Italian steel companies battle for survival
Italian steel bosses are worried about expropriation due to numerous legal tussles they are facing.
Industry sources said that Italy’s Ilva, Europe’s largest steel plant, is planning to restart a furnace to boost production from late October, unaffected by a court ordered freeze on assets of its owner, the Riva family.
Two sources with knowledge of the situation said that the southern Italian plant, at the centre of a lengthy environmental scandal, will restart a blast furnace with a capacity of about 2 million tonnes per year, which will allow it to increase annual production to around 7.5 million tonnes.
Unlike Ilva, sister company Riva Acciaio halted operations at plants in northern Italy last week and sent home 1,400 workers after its funds were frozen as part of a probe into alleged environmental crimes at Ilva. Both Ilva and Riva Acciaio belong to the Riva family.
Earlier this year, tax police said they would seize assets worth EUR 8.1 billion from the Riva family, and a seizure order stemming from the proceedings was handed to Riva Acciaio last week, blocking its banking operations.
The halt at Riva Acciaio, which produces around 1.5 million tonnes of long steel products a year, is damaging steelmakers and their suppliers, whose combined annual turnover from the domestic market alone amounts to EUR 1.8 billion Italian business lobby Confindustria said.

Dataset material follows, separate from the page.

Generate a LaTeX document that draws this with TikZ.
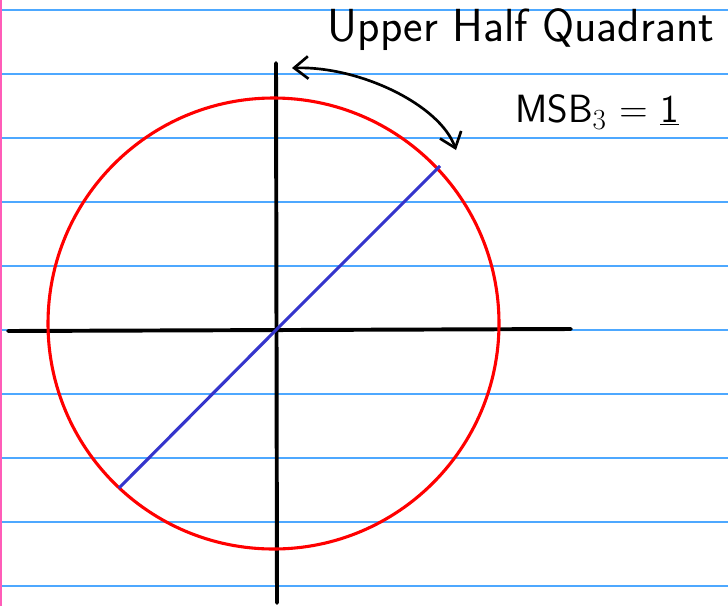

One of the source said that “Ilva has not been affected by the latest seizure. It is currently running with two out of its five furnaces, and it will restart a third furnace in October.”
Sources said that two Ilva affiliates Taranto Energia and Ilva Servizi Marittimi which provide energy and shipping services to the steel operation, were included in last week’s seizure, but this has had no immediate impact on Ilva’s output.
The second sources said that “They have blocked the bank account of Taranto Energia, which made it impossible (for Taranto) to pay wages, but Ilva has guaranteed the company’s payments (including the wages), so there is no immediate impact.”